The lease goes on to say that you will be billed for increases in those expenses in subsequent years.  That’s logical…but look out.  Let’s say your lease commenced in July of 2015.  Chances are that would make 2015 your base year and allow the landlord to start billing  your share of operating expense increases on January 1, 2016.  What was touted as a base “year” only really got you six months of protection. 

How to avoid getting the shaft?  Simply have your broker-advocate insist on lease language that says you will not be responsible for any pass through costs for the first 12 months of the lease term.  That right there would likely save a class A office building tenant $.45 per square foot over that six month period.  If your leased space is 10,000 square feet, that’s $4,500.00, thank you very much.  (Call or email me for a quick explanation of the math.)

A penny saved in smart lease negotiations is a penny earned for your business.
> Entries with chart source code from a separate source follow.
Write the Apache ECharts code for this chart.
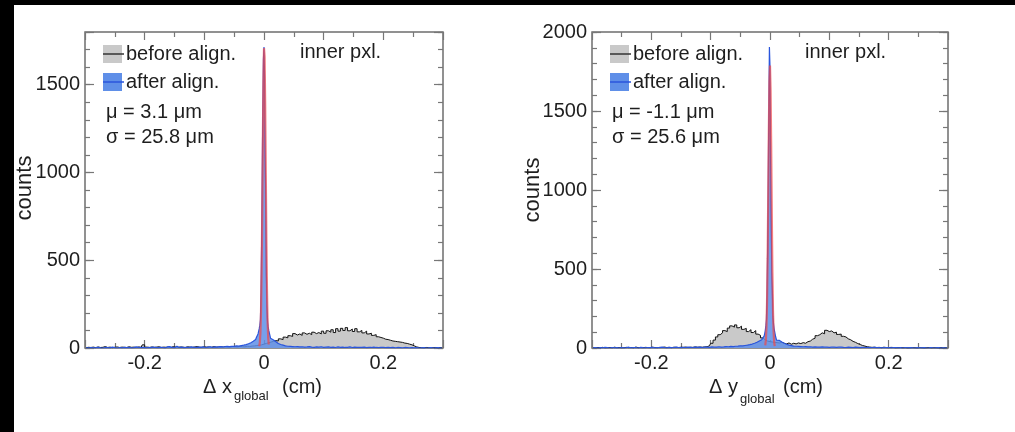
<!DOCTYPE html>
<html><head><meta charset="utf-8">
<script src="https://cdn.jsdelivr.net/npm/echarts@6/dist/echarts.min.js"></script>
<style>html,body{margin:0;padding:0;background:#fff}#c{width:1015px;height:432px}</style>
</head><body><div id="c"></div>
<script>
// ---------- data ----------
const BIN = 0.004;          // coarse bin width (cm)
const FINE = 0.001;         // fine bin width in the core (cm)
const X_MIN = -0.3, X_MAX = 0.3;
const CORE_MIN = -0.012, CORE_MAX = 0.012;
const xTickLabels = [-0.2, 0, 0.2];
const yTickLabels = [0, 500, 1000, 1500, 2000];
const yMax1 = 1800, yMax2 = 2000;

// panel 1 : delta x_global, before alignment (150 bins of 0.004 from -0.3)
const beforeX = [
  2,4,3,5,2,6,3,4,8,3,5,2,
  4,6,3,5,4,3,7,4,5,3,6,4,
  18,5,3,6,4,5,7,3,5,4,6,3,
  8,5,4,6,5,3,7,5,4,6,8,5,
  4,7,5,6,4,8,5,6,7,5,9,6,
  5,8,7,6,9,8,7,10,9,11,12,14,
  16,
  18,22,26,30,34,38,42,40,52,48,
  62,58,70,66,82,74,80,72,86,78,
  84,76,90,82,88,80,96,84,98,90,
  104,88,110,96,112,100,116,98,108,94,
  110,92,100,86,96,80,84,72,76,64,
  60,56,50,48,44,40,38,36,34,32,
  28,26,22,18,12,6,3,
  2,1,3,2,1,2,3,1,2,1
];
// panel 1 : after alignment
const afterXLeft = [   // 72 bins of 0.004 from -0.3 to -0.012
  2,0,3,1,2,4,1,0,3,2,1,5,
  2,0,3,1,4,2,3,1,2,6,3,2,
  4,1,3,2,5,3,2,4,3,1,6,8,
  3,2,10,3,5,2,4,3,6,4,3,5,
  4,6,3,5,7,4,6,5,8,6,7,9,
  8,10,9,12,11,14,16,19,24,30,38,48
];
const afterXCore = [   // 24 bins of 0.001 from -0.012 to 0.012
  60,70,80,95,110,130,160,320,600,980,1350,1640,
  1715,1540,1100,850,420,240,150,120,100,85,70,55
];
const afterXRight = [  // 72 bins of 0.004 from 0.012 to 0.3
  46,36,26,20,16,12,10,9,8,7,8,6,
  7,5,6,8,5,4,6,5,7,4,5,6,
  4,5,3,6,4,5,3,4,6,3,5,4,
  3,4,5,2,4,3,5,3,2,4,3,2,
  3,2,4,1,3,2,1,3,2,1,2,1,
  2,0,1,2,0,1,3,0,1,2,0,1
];
const fitPosX = [-0.008,-0.007,-0.006,-0.005,-0.004,-0.003,-0.002,-0.001,0,0.001,0.002,0.003,0.004,0.005,0.006,0.007,0.008];
const fitX = [10,31,86,207,426,755,1152,1512,1708,1660,1388,998,619,330,151,60,20];

// panel 2 : delta y_global, before alignment
const beforeY = [
  2,1,3,2,4,1,2,3,1,5,2,3,
  1,2,4,2,3,1,6,2,3,2,4,3,
  2,5,3,2,4,3,6,3,4,2,5,4,
  3,5,4,6,3,5,4,7,5,6,5,7,
  8,14,30,50,70,84,96,110,104,126,
  140,132,146,128,138,118,124,104,116,98,
  110,88,80,64,52,44,40,38,36,34,
  32,36,30,26,32,24,30,26,32,28,
  34,30,40,44,56,62,78,84,96,90,
  112,104,108,96,100,86,88,74,70,58,
  52,42,36,28,22,16,12,8,
  6,4,5,3,4,2,5,3,2,4,3,1,2,3,1,2,0,1,2,1,0,2,1,0,1,2,0,1,1,0,2,0,1,1
];
const afterYLeft = [
  1,3,0,2,1,4,2,0,3,1,2,0,
  3,1,2,5,1,3,2,0,4,2,1,3,
  2,4,1,3,2,5,3,1,4,2,3,5,
  3,2,4,3,5,4,3,6,4,5,3,6,
  5,4,7,5,6,8,6,7,9,8,10,9,
  11,12,14,13,16,18,21,25,30,36,44,52
];
const afterYCore = [
  50,60,75,90,110,140,180,350,620,1050,1500,1905,
  1780,1190,820,480,360,200,150,120,100,80,65,50
];
const afterYRight = [
  48,38,30,24,18,15,12,11,10,9,8,9,
  7,8,6,7,5,6,7,5,6,4,5,6,
  4,5,6,4,3,5,4,3,5,4,2,4,
  3,4,2,3,4,2,3,1,2,3,2,1,
  2,3,1,2,0,3,1,2,1,0,2,1,
  1,2,0,1,3,0,1,2,0,1,0,2
];
const fitY = [16,48,127,289,564,947,1363,1685,1788,1630,1275,856,494,244,104,38,12];

// ---------- helpers ----------
function hist(vals, start, w) {
  return vals.map((v, i) => [+(start + (i + 0.5) * w).toFixed(5), v]);
}
function afterHist(l, c, r) {
  return hist(l, X_MIN, BIN).concat(hist(c, CORE_MIN, FINE), hist(r, CORE_MAX, BIN));
}
function fitPts(ys) { return fitPosX.map((x, i) => [x, ys[i]]); }

const FONT = '"Liberation Sans", Arial, Helvetica, sans-serif';
const TXT = '#1e1e1e';
const TICK = '#777';

function xAxes(grid) {
  const base = {
    type: 'value', gridIndex: grid, min: X_MIN, max: X_MAX, interval: 0.1,
    axisLine: { show: false, onZero: false },
    splitLine: { show: false },
    axisTick: { show: true, inside: true, length: 8, lineStyle: { color: TICK, width: 1.2 } },
    minorTick: { show: true, splitNumber: 2, length: 5, lineStyle: { color: TICK, width: 1.2 } },
    minorSplitLine: { show: false }
  };
  return [
    Object.assign({}, base, {
      position: 'bottom',
      axisLabel: {
        margin: 5, fontSize: 20, fontFamily: FONT, color: TXT,
        formatter: v => xTickLabels.some(t => Math.abs(t - v) < 1e-6) ? String(Math.round(v * 10) / 10) : ''
      }
    }),
    Object.assign({}, base, { position: 'top', axisLabel: { show: false } })
  ];
}
function yAxes(grid, max) {
  const common = {
    type: 'value', gridIndex: grid, min: 0, max: max,
    axisLine: { show: false, onZero: false }, splitLine: { show: false }
  };
  return [
    Object.assign({}, common, {
      position: 'left', interval: 500,
      axisTick: { show: true, inside: true, length: 9, lineStyle: { color: TICK, width: 1.2 } },
      axisLabel: {
        margin: 5, fontSize: 20, fontFamily: FONT, color: TXT,
        formatter: v => yTickLabels.includes(v) ? String(v) : ''
      }
    }),
    Object.assign({}, common, {
      position: 'left', interval: 100, axisLabel: { show: false },
      axisTick: { show: true, inside: true, length: 5, lineStyle: { color: TICK, width: 1.2 } }
    }),
    Object.assign({}, common, {
      position: 'right', interval: 500, axisLabel: { show: false },
      axisTick: { show: true, inside: true, length: 9, lineStyle: { color: TICK, width: 1.2 } }
    }),
    Object.assign({}, common, {
      position: 'right', interval: 100, axisLabel: { show: false },
      axisTick: { show: true, inside: true, length: 5, lineStyle: { color: TICK, width: 1.2 } }
    })
  ];
}

function panelSeries(xi, yi, before, after, fit) {
  return [
    { type: 'line', xAxisIndex: xi, yAxisIndex: yi, step: 'middle', symbol: 'none',
      data: hist(before, X_MIN, BIN),
      lineStyle: { color: '#111', width: 1 },
      areaStyle: { color: '#c9c9c9', opacity: 1 }, z: 2 },
    { type: 'line', xAxisIndex: xi, yAxisIndex: yi, step: 'middle', symbol: 'none',
      data: after,
      lineStyle: { color: '#2a55dc', width: 1.2 },
      areaStyle: { color: '#5f8fe8', opacity: 0.85 }, z: 3 },
    { type: 'line', xAxisIndex: xi, yAxisIndex: yi, symbol: 'none',
      data: fit,
      lineStyle: { color: '#f04848', width: 2.2, opacity: 0.7 }, z: 4 }
  ];
}

function txt(x, y, s, size, extra) {
  return Object.assign({ type: 'text', x: x, y: y, z: 100,
    style: { text: s, fontSize: size || 20, fontFamily: FONT, fill: TXT, align: 'left', verticalAlign: 'middle' } }, extra || {});
}
function vtxt(x, y, s) {
  return { type: 'text', x: x, y: y, rotation: Math.PI / 2, z: 100,
    style: { text: s, fontSize: 22, fontFamily: FONT, fill: TXT, align: 'center', verticalAlign: 'middle' } };
}
function legendBox(x, y, fill, stroke) {
  return [
    { type: 'rect', z: 100, shape: { x: x, y: y, width: 19, height: 18 }, style: { fill: fill } },
    { type: 'line', z: 101, shape: { x1: x, y1: y + 9, x2: x + 21, y2: y + 9 }, style: { stroke: stroke, lineWidth: 1.5 } }
  ];
}

const graphics = [
  { type: 'rect', z: 200, shape: { x: 0, y: 0, width: 1015, height: 5 }, style: { fill: '#000' } },
  { type: 'rect', z: 200, shape: { x: 0, y: 0, width: 14, height: 432 }, style: { fill: '#000' } },
  // panel 1 legend / labels
  ...legendBox(103, 45, '#c9c9c9', '#333'),
  ...legendBox(103, 73, '#5f8fe8', '#2a55dc'),
  txt(126, 54, 'before align.'),
  txt(126, 82, 'after align.'),
  txt(300, 52, 'inner pxl.'),
  txt(106, 112, 'μ = 3.1 μm'),
  txt(106, 137, 'σ = 25.8 μm'),
  txt(203, 387, 'Δ x'),
  txt(234, 396, 'global', 13),
  txt(282, 387, '(cm)'),
  vtxt(25, 188, 'counts'),
  // panel 2 legend / labels
  ...legendBox(610, 45, '#c9c9c9', '#333'),
  ...legendBox(610, 73, '#5f8fe8', '#2a55dc'),
  txt(633, 54, 'before align.'),
  txt(633, 82, 'after align.'),
  txt(805, 52, 'inner pxl.'),
  txt(612, 112, 'μ = -1.1 μm'),
  txt(612, 137, 'σ = 25.6 μm'),
  txt(709, 387, 'Δ y'),
  txt(740, 399, 'global', 13),
  txt(783, 387, '(cm)'),
  vtxt(533, 190, 'counts')
];

const gridStyle = { show: true, borderColor: '#6e6e6e', borderWidth: 1.5, backgroundColor: '#fff' };
const option = {
  animation: false,
  backgroundColor: '#fff',
  grid: [
    Object.assign({ left: 85, top: 32, width: 358, height: 316 }, gridStyle),
    Object.assign({ left: 592, top: 32, width: 356, height: 316 }, gridStyle)
  ],
  xAxis: [...xAxes(0), ...xAxes(1)],
  yAxis: [...yAxes(0, yMax1), ...yAxes(1, yMax2)],
  series: [
    ...panelSeries(0, 0, beforeX, afterHist(afterXLeft, afterXCore, afterXRight), fitPts(fitX)),
    ...panelSeries(2, 4, beforeY, afterHist(afterYLeft, afterYCore, afterYRight), fitPts(fitY))
  ],
  graphic: graphics
};
const chart = echarts.init(document.getElementById('c'), null, { renderer: 'canvas' });
chart.setOption(option);
</script>
</body></html>
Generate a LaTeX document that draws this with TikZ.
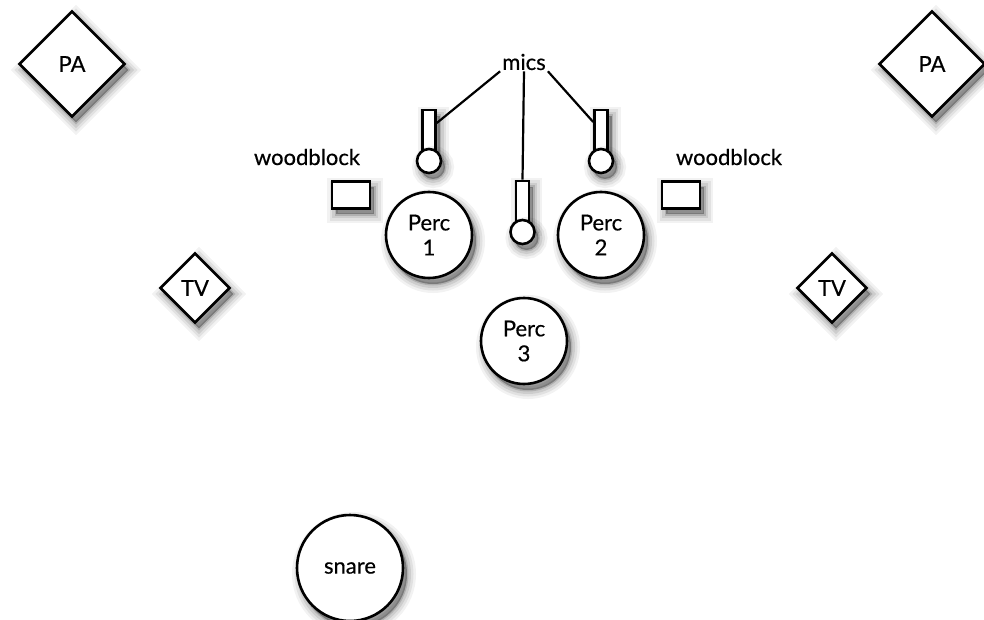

Operating Expenses Can Be a Minefield

If you are a tenant at a property with a single building, your share of operating expenses and property taxes is an easy concept to understand.   But in most multi-tenant office buildings, leases are structured as “Full Service Gross” where the rent includes the tenant’s share of operating expenses for the first year, or “base year” of the lease; in subsequent years, the tenant is charged only for increases over those base year expenses.  Are you confused already?  It’s not unusual.  All the more reason to have a knowledgeable advocate in your corner. 

The calculation of these increases is where tenants can be cheated.  For instance, what if you leased space in a building that was 50% occupied.  Would the building’s electricity expenses be lower that year than in a future year when the building is 85% occupied?  Absolutely yes.   Let’s do a little quick math.  If you occupied 5% of the building and the base year electricity cost was $25,000, 5% would be $1,250.  In that future year with the occupancy up to 85%, the electricity cost is $42,500 and your share is $2,125.  Therefore, your share of the increase over the base year is $875. 

But wait.  Look at a utility bill in each of the two years.  The utility’s rate per kilowatt hour has not changed!  If this doesn’t seem fair, you are right – you are being ripped off!  A well written lease should state that occupancy-sensitive operating expenses (like utilities and janitorial services) for the base year and all future years must be adjusted to reflect an occupancy constant like 90% or 95%.  If that rule is in the lease and properly adhered to, the increase of electricity costs over the base year charged to you in the scenario above would be zero.

A good real estate broker with some property management experience will have your back.  Be sure you have one looking over your shoulder.   It could save you an arm and a leg.